At 10:22 UTC three racks in our AMS2 region lost network connectivity. This resulted in all Droplets in the three racks losing all connectivity to and from the Internet. This occurred while hardware was being swapped out for new equipment.
The infrastructure team was swapping out optical components on the top of rack (ToR) switches which connect the three racks into the core network. These switches have dual links into the core and the hardware swap involved bringing one link down at a time while the hardware was swapped. We had successfully completed this on numerous racks in AMS2 earlier in the day with zero impact to customers.
The software running on these ToR switches was on a non-standard version which contained a bug that caused the link aggregation protocol (LACP) to fail.

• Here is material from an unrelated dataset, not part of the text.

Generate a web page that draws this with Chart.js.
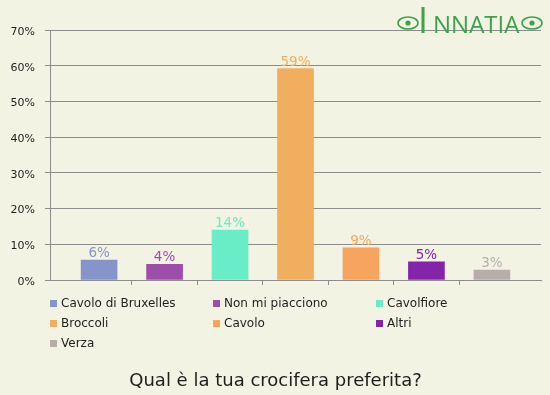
<!DOCTYPE html>
<html>
<head>
<meta charset="utf-8">
<script src="https://cdn.jsdelivr.net/npm/chart.js@4"></script>
<style>
  html, body { margin: 0; padding: 0; background: #f3f3e3; }
  #wrap { width: 550px; height: 395px; position: relative; }
</style>
</head>
<body>
<div id="wrap"><canvas id="chart-canvas" width="550" height="395"></canvas></div>
<script>
const categories = ["Cavolo di Bruxelles", "Non mi piacciono", "Cavolfiore", "Broccoli", "Cavolo", "Altri", "Verza"];
const percentages = [5.6, 4.4, 14.0, 59.2, 9.0, 5.1, 2.8];
const yTicks = [0, 10, 20, 30, 40, 50, 60, 70];
const barColors = ["#8595c9", "#9d4ea9", "#69edc6", "#f2ae5f", "#f6a45e", "#8424a9", "#b7aeab"];
const chartTitle = "Qual è la tua crocifera preferita?";

const gridColor = "#8c8c8c";
const textColor = "#1e1e1e";
const fontFamily = "'DejaVu Sans', Verdana, sans-serif";

// value labels above bars, legend grid, title and logo
const extras = {
  id: "extras",
  beforeDraw(chart) {
    const ctx = chart.ctx;
    ctx.save();
    ctx.fillStyle = "#f3f3e3";
    ctx.fillRect(0, 0, chart.width, chart.height);
    ctx.restore();
  },
  afterDatasetsDraw(chart) {
    const ctx = chart.ctx;
    const meta = chart.getDatasetMeta(0);
    ctx.save();
    ctx.font = "13.5px " + fontFamily;
    ctx.textAlign = "center";
    ctx.textBaseline = "alphabetic";
    meta.data.forEach((bar, i) => {
      ctx.fillStyle = barColors[i];
      ctx.fillText(Math.round(percentages[i]) + "%", bar.x, bar.y - 3);
    });
    ctx.restore();
  },
  afterDraw(chart) {
    const ctx = chart.ctx;
    ctx.save();

    // legend, 3 columns
    ctx.font = "12px " + fontFamily;
    ctx.textAlign = "left";
    ctx.textBaseline = "alphabetic";
    categories.forEach((name, i) => {
      const col = i % 3;
      const row = Math.floor(i / 3);
      const x = 50 + col * 163;
      const y = 307 + row * 20;
      ctx.fillStyle = barColors[i];
      ctx.fillRect(x, y - 7, 7, 7);
      ctx.fillStyle = textColor;
      ctx.fillText(name, x + 11, y);
    });

    // title
    ctx.font = "18px " + fontFamily;
    ctx.textAlign = "center";
    ctx.fillStyle = textColor;
    ctx.fillText(chartTitle, 275.5, 386);

    // logo
    const green = "#3ea24c";
    ctx.fillStyle = green;
    ctx.strokeStyle = green;
    ctx.lineWidth = 1.6;
    [[408, 23], [532, 23]].forEach(([cx, cy]) => {
      ctx.beginPath();
      ctx.ellipse(cx, cy, 10, 6, 0, 0, Math.PI * 2);
      ctx.stroke();
      ctx.beginPath();
      ctx.arc(cx, cy, 2.6, 0, Math.PI * 2);
      ctx.fill();
    });
    ctx.textAlign = "left";
    ctx.font = "36px 'Open Sans', sans-serif";
    ctx.fillText("I", 418, 33);
    ctx.font = "24px 'Open Sans', sans-serif";
    ctx.fillText("NNATIA", 433, 33);

    ctx.restore();
  }
};

new Chart(document.getElementById("chart-canvas"), {
  type: "bar",
  data: {
    datasets: [{
      data: percentages.map((v, i) => ({ x: i, y: v })),
      backgroundColor: barColors,
      borderWidth: 0,
      barThickness: 36
    }]
  },
  options: {
    responsive: false,
    animation: false,
    layout: { padding: { top: 30, right: 9, left: 0, bottom: 0 } },
    plugins: {
      legend: { display: false },
      title: { display: false },
      tooltip: { enabled: false }
    },
    scales: {
      x: {
        type: "linear",
        min: -0.75,
        max: 6.75,
        offset: false,
        afterBuildTicks: (scale) => {
          scale.ticks = [0.5, 1.5, 2.5, 3.5, 4.5, 5.5].map((v) => ({ value: v }));
        },
        afterFit: (scale) => { scale.height = 115; },
        ticks: { callback: () => "", autoSkip: false },
        grid: { offset: false, drawOnChartArea: false, drawTicks: true, tickLength: 5, color: gridColor, lineWidth: 1 },
        border: { color: gridColor, width: 1 }
      },
      y: {
        min: 0,
        max: 70,
        afterBuildTicks: (scale) => {
          scale.ticks = yTicks.map((v) => ({ value: v }));
        },
        afterFit: (scale) => { scale.width = 50; },
        ticks: {
          callback: (v) => v + "%",
          color: textColor,
          font: { family: fontFamily, size: 11 },
          padding: 10,
          labelOffset: 2
        },
        grid: { color: gridColor, lineWidth: 1, tickLength: 5 },
        border: { color: gridColor, width: 1 }
      }
    }
  },
  plugins: [extras]
});
</script>
</body>
</html>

This resulted in connectivity for everything on the switch being lost until we were able to reconfigure the three switches.
Timeline of Events
10:20 UTC: One optical module is pulled out of three separate switches
10:22 UTC: Alerts received for three downed switches
10:25 UTC: Networking team responds and begins investigation
10:48 UTC: Configuration applied to reset LACP on the affected switches
10:50 UTC: Alerts clear and connectivity is restored
We are already aware of other devices in our network which are affected by this LACP bug. In the coming weeks we will upgrade the software to prevent this issue from recurring. We will send out a maintenance notice in advance of the update.
We want to apologize for the experience you had today. We take any form of negative impact on your service seriously. Our goal is to constantly improve and we hope that our transparency and the details that we have shared help show you that.